Posted Sat, Apr 26, 4:02 p.m. Inappropriate
• The Library's new buildings seems to have been developed with some degree of economic efficiency and apparent absence of scandal, which is a big plus, if you exclude what I understand are substantial but buried cost overruns on the Koolhaas adventure.
• Deborah's weak point has been her judgement as a strategic thinker. She ignored the potential for the Library's development to serve not just its own laudable ends but also broader and intensely critical issues of urban sustainability. My assumption is that in the rush to get stuff built, and get ink in the global press for the Central Library in particular, she and her staff just didn't want to take the time to think and so missed many opportunities to partner with private development in co-location.

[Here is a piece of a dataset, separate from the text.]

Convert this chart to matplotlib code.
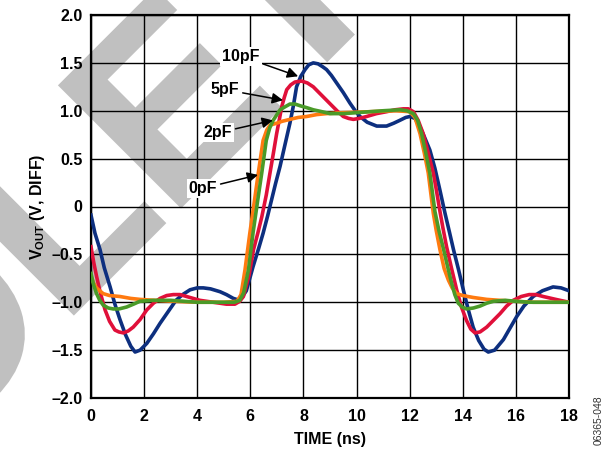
import numpy as np
import matplotlib
matplotlib.use("Agg")
import matplotlib.pyplot as plt
from matplotlib.textpath import TextPath
from matplotlib.font_manager import FontProperties
from matplotlib.patches import PathPatch
from matplotlib.transforms import Affine2D

# --- data (time in ns, VOUT in V diff) ---
t_10pf = [0, 0.15, 0.34, 0.5, 0.72, 0.9, 1.09, 1.3, 1.5, 1.66, 1.85, 2.1, 2.35, 2.6, 2.9,
          3.2, 3.45, 3.73, 4.0, 4.23, 4.5, 4.86, 5.1, 5.36, 5.6, 5.85, 6.1, 6.3, 6.48, 6.65,
          6.8, 6.95, 7.12, 7.3, 7.49, 7.62, 7.74, 7.9, 8.06, 8.2, 8.37, 8.55, 8.72, 8.87,
          9.05, 9.25, 9.5, 9.75, 9.95, 10.13, 10.4, 10.76, 11.13, 11.4, 11.63, 11.85, 12.01,
          12.2, 12.39, 12.55, 12.76, 12.95, 13.14, 13.33, 13.5, 13.65, 13.85, 14.02, 14.2,
          14.39, 14.6, 14.8, 14.96, 15.2, 15.53, 15.8, 16.03, 16.3, 16.65, 17.0, 17.4, 17.7, 18.0]
v_10pf = [-0.09, -0.28, -0.45, -0.64, -0.84, -1.02, -1.18, -1.34, -1.46, -1.52, -1.50, -1.43,
          -1.33, -1.22, -1.10, -0.98, -0.92, -0.87, -0.85, -0.85, -0.86, -0.89, -0.92, -0.96,
          -0.98, -0.88, -0.63, -0.45, -0.28, -0.10, 0.07, 0.24, 0.42, 0.64, 0.87, 1.05, 1.25,
          1.36, 1.43, 1.48, 1.50, 1.49, 1.46, 1.43, 1.37, 1.29, 1.19, 1.08, 1.00, 0.94, 0.88,
          0.84, 0.84, 0.87, 0.90, 0.93, 0.94, 0.92, 0.83, 0.73, 0.59, 0.40, 0.17, -0.07, -0.27,
          -0.45, -0.67, -0.87, -1.07, -1.26, -1.40, -1.49, -1.52, -1.50, -1.39, -1.26, -1.15,
          -1.04, -0.94, -0.88, -0.84, -0.85, -0.88]

t_5pf = [0, 0.1, 0.21, 0.35, 0.53, 0.7, 0.9, 1.05, 1.22, 1.4, 1.59, 1.85, 2.1, 2.35, 2.6,
         2.85, 3.1, 3.35, 3.6, 4.1, 4.6, 5.1, 5.42, 5.6, 5.74, 5.95, 6.12, 6.28, 6.43, 6.6,
         6.74, 6.87, 6.99, 7.1, 7.18, 7.28, 7.37, 7.52, 7.68, 7.93, 8.15, 8.37, 8.62, 8.87,
         9.12, 9.3, 9.5, 9.7, 9.88, 10.1, 10.38, 10.75, 11.13, 11.45, 11.76, 11.95, 12.14,
         12.32, 12.51, 12.7, 12.89, 13.0, 13.14, 13.25, 13.39, 13.58, 13.77, 13.95, 14.14,
         14.3, 14.46, 14.65, 14.9, 15.15, 15.4, 15.65, 15.9, 16.2, 16.5, 16.75, 17.03, 17.5, 18.0]
v_5pf = [-0.42, -0.58, -0.73, -0.90, -1.08, -1.20, -1.29, -1.31, -1.32, -1.30, -1.26, -1.18,
         -1.08, -1.01, -0.96, -0.93, -0.92, -0.92, -0.94, -0.98, -1.00, -1.02, -1.02, -0.99,
         -0.94, -0.72, -0.45, -0.28, -0.11, 0.12, 0.35, 0.56, 0.76, 0.92, 1.04, 1.14, 1.22,
         1.27, 1.30, 1.31, 1.29, 1.25, 1.18, 1.11, 1.04, 0.99, 0.94, 0.92, 0.91, 0.92, 0.94,
         0.97, 0.99, 1.01, 1.02, 1.02, 0.99, 0.90, 0.76, 0.56, 0.35, 0.18, -0.05, -0.22, -0.42,
         -0.65, -0.87, -1.05, -1.19, -1.28, -1.32, -1.31, -1.26, -1.19, -1.12, -1.04, -0.98,
         -0.94, -0.92, -0.92, -0.94, -0.97, -1.00]

t_2pf = [0, 0.1, 0.21, 0.33, 0.46, 0.65, 0.84, 1.05, 1.34, 1.6, 1.84, 2.35, 3.0, 3.5, 4.0,
         4.5, 5.0, 5.4, 5.6, 5.75, 5.93, 6.1, 6.27, 6.43, 6.6, 6.73, 6.86, 7.0, 7.12, 7.3,
         7.49, 7.68, 7.9, 8.15, 8.37, 8.7, 9.0, 9.5, 10.0, 10.5, 11.0, 11.63, 11.9, 12.14,
         12.3, 12.45, 12.6, 12.76, 12.95, 13.1, 13.28, 13.43, 13.58, 13.7, 13.83, 13.98,
         14.14, 14.4, 14.65, 14.9, 15.15, 15.6, 16.0, 16.5, 17.0, 17.5, 18.0]
v_2pf = [-0.70, -0.82, -0.91, -0.98, -1.03, -1.06, -1.07, -1.07, -1.05, -1.02, -0.99, -0.98,
         -0.98, -0.99, -1.00, -1.00, -1.00, -1.00, -0.98, -0.90, -0.66, -0.28, 0.05, 0.35,
         0.69, 0.82, 0.90, 0.96, 1.01, 1.04, 1.07, 1.07, 1.05, 1.03, 1.01, 0.99, 0.97, 0.97,
         0.98, 0.99, 1.00, 1.01, 1.00, 0.97, 0.90, 0.76, 0.57, 0.35, -0.05, -0.25, -0.45,
         -0.63, -0.80, -0.92, -1.01, -1.05, -1.07, -1.06, -1.04, -1.01, -0.99, -0.98, -0.99,
         -1.00, -1.00, -1.00, -1.00]

t_0pf = [0, 0.1, 0.21, 0.33, 0.46, 0.7, 1.09, 1.5, 1.84, 2.4, 3.1, 4.0, 5.0, 5.5, 5.65, 5.8,
         5.98, 6.15, 6.3, 6.48, 6.62, 6.74, 6.87, 6.99, 7.2, 7.49, 7.8, 8.12, 8.5, 8.87, 9.5,
         10.5, 11.5, 12.0, 12.2, 12.39, 12.55, 12.7, 12.89, 13.0, 13.14, 13.3, 13.46, 13.6,
         13.77, 14.0, 14.39, 14.9, 15.4, 16.0, 16.65, 17.3, 18.0]
v_0pf = [-0.73, -0.80, -0.85, -0.88, -0.91, -0.93, -0.94, -0.96, -0.97, -0.98, -0.99, -1.00,
         -1.00, -0.99, -0.92, -0.66, -0.28, 0.05, 0.35, 0.69, 0.80, 0.85, 0.86, 0.87, 0.89,
         0.91, 0.93, 0.94, 0.96, 0.97, 0.98, 0.99, 1.00, 0.99, 0.93, 0.76, 0.56, 0.35, -0.07,
         -0.25, -0.45, -0.65, -0.77, -0.85, -0.91, -0.93, -0.95, -0.97, -0.98, -0.99, -1.00,
         -1.00, -1.00]

x_ticks = [0, 2, 4, 6, 8, 10, 12, 14, 16, 18]
y_ticks = [-2.0, -1.5, -1.0, -0.5, 0, 0.5, 1.0, 1.5, 2.0]
y_tick_labels = ["–2.0", "–1.5", "–1.0", "–0.5", "0", "0.5", "1.0", "1.5", "2.0"]

# label text, text position (t, V), arrow tip (t, V)
callouts = [
    ("10pF", (5.65, 1.57), (7.80, 1.36)),
    ("5pF", (5.05, 1.22), (7.23, 1.11)),
    ("2pF", (4.78, 0.77), (6.85, 0.90)),
    ("0pF", (4.22, 0.19), (6.29, 0.33)),
]

WATERMARK = "OBSOLETE"

plt.rcParams['font.family'] = ['Liberation Sans', 'DejaVu Sans']
plt.rcParams['font.weight'] = 'bold'
plt.rcParams['mathtext.fontset'] = 'custom'
plt.rcParams['mathtext.rm'] = 'Liberation Sans:bold'
plt.rcParams['mathtext.bf'] = 'Liberation Sans:bold'
plt.rcParams['mathtext.default'] = 'bf'

W, H = 616, 451
fig = plt.figure(figsize=(W / 100, H / 100), dpi=100)
fig.patch.set_facecolor('white')

# watermark in pixel coordinates, drawn behind the plot
bg = fig.add_axes([0, 0, 1, 1], zorder=-1)
bg.set_xlim(0, W)
bg.set_ylim(0, H)
bg.axis('off')
wm_prop = FontProperties(family='Liberation Sans', weight='bold')
wm_size = 248
full = TextPath((0, 0), WATERMARK, size=wm_size, prop=wm_prop)
p6 = TextPath((0, 0), WATERMARK[:6], size=wm_size, prop=wm_prop)
p5 = TextPath((0, 0), WATERMARK[:5], size=wm_size, prop=wm_prop)
e_verts = p6.vertices[len(p5.vertices):]
e_codes = p6.codes[len(p5.vertices):]
e_left = e_verts[e_codes != 79][:, 0].min()
tr = Affine2D().translate(-e_left, 0).rotate_deg(45).translate(181, H - 206)
bg.add_patch(PathPatch(tr.transform_path(full), facecolor='#c0c0c0', edgecolor='#c0c0c0',
                       lw=2.5))

ax = fig.add_axes([91 / W, 53 / H, 478 / W, 383 / H])
ax.set_facecolor('none')

ax.plot(t_10pf, v_10pf, color='#0d2f7f', lw=2.6, zorder=3, solid_joinstyle='round')
ax.plot(t_5pf, v_5pf, color='#e0103a', lw=2.6, zorder=3, solid_joinstyle='round')
ax.plot(t_0pf, v_0pf, color='#ff7a10', lw=2.6, zorder=3, solid_joinstyle='round')
ax.plot(t_2pf, v_2pf, color='#4a9a28', lw=2.6, zorder=3, solid_joinstyle='round')

ax.set_xlim(0, 18)
ax.set_ylim(-2, 2)
ax.set_xticks(x_ticks)
ax.set_yticks(y_ticks)
ax.set_yticklabels(y_tick_labels)
ax.grid(True, color='black', lw=1.0)
ax.set_axisbelow(True)
ax.tick_params(length=0, labelsize=11.5, pad=6)
ax.tick_params(axis='x', pad=8)
for s in ax.spines.values():
    s.set_linewidth(1.6)

for label, xy_text, xy_tip in callouts:
    ax.annotate(label, xy=xy_tip, xytext=xy_text, ha='center', va='center',
                fontsize=11.5, fontweight='bold', zorder=4,
                bbox=dict(boxstyle='square,pad=0.12', fc='white', ec='none'),
                arrowprops=dict(arrowstyle='-|>', color='black', lw=1.1,
                                mutation_scale=16, shrinkA=1, shrinkB=0))

ax.set_xlabel("TIME (ns)", fontsize=11.5, fontweight='bold', labelpad=6)
ax.set_ylabel(r"V$_{OUT}$ (V, DIFF)", fontsize=11.5, fontweight='bold', labelpad=3)

fig.text(599 / W, 1 - 420 / H, "06365-048", rotation=90, fontsize=7.5,
         fontweight='normal', color='#333333', ha='center', va='center')

fig.savefig("out.png", dpi=100)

For example, the Northgate Library is a suburban design of one-story with surface parking, large lawn etc etc in the very center of one of what will be one of the densest urban neighborhood. Go look at that Branch; it could well be in Belleveue of 1955. The Library missed an opportunity to build for own its own needs and also to provide opportunity to build (I would guess) at least a hundred apartments by densifying the site and building up in conjunction with a private developer. A similar opportunity was ignored on Beacon Hill; there may have been other such missed chances in other neighborhoods to have the Library site to accommodate not only the Library but residences. I am afraid that Jacob's get as "F" for sustainabie design and efficiency with public money.
Posted Sat, Apr 26, 4:28 p.m. Inappropriate
I am in full agreement on the helpfulness of professional work ethic of most of the library staff I have spoken to, one of whom let loose the above detail, (minus the aggrieved tone, which is my own) when I got a little testy over my inability to read a book in the reading room. As for the building, it is magnificent, and staggeringly impractical. There is a nice flow of comments from Seattle library patrons in the Slate.com article referenced in the sidebar of this article.
Posted Tue, Apr 29, 1:48 p.m. Inappropriate
Seattle's libraries are becoming community rec-rooms, not places where people can get info and check out books. Which is what I think libraries are for?
If Seattle wants to install community rec-rooms, why not make the rapacious and vulgar developers pay for these rec-rooms in exchange for letting them do their nasty stuff to the city?
A friend suggested the useless interior of the new downtown library be gutted, and build a larger than life version of the original Carnegie library inside the terrarium? Sounds good to me!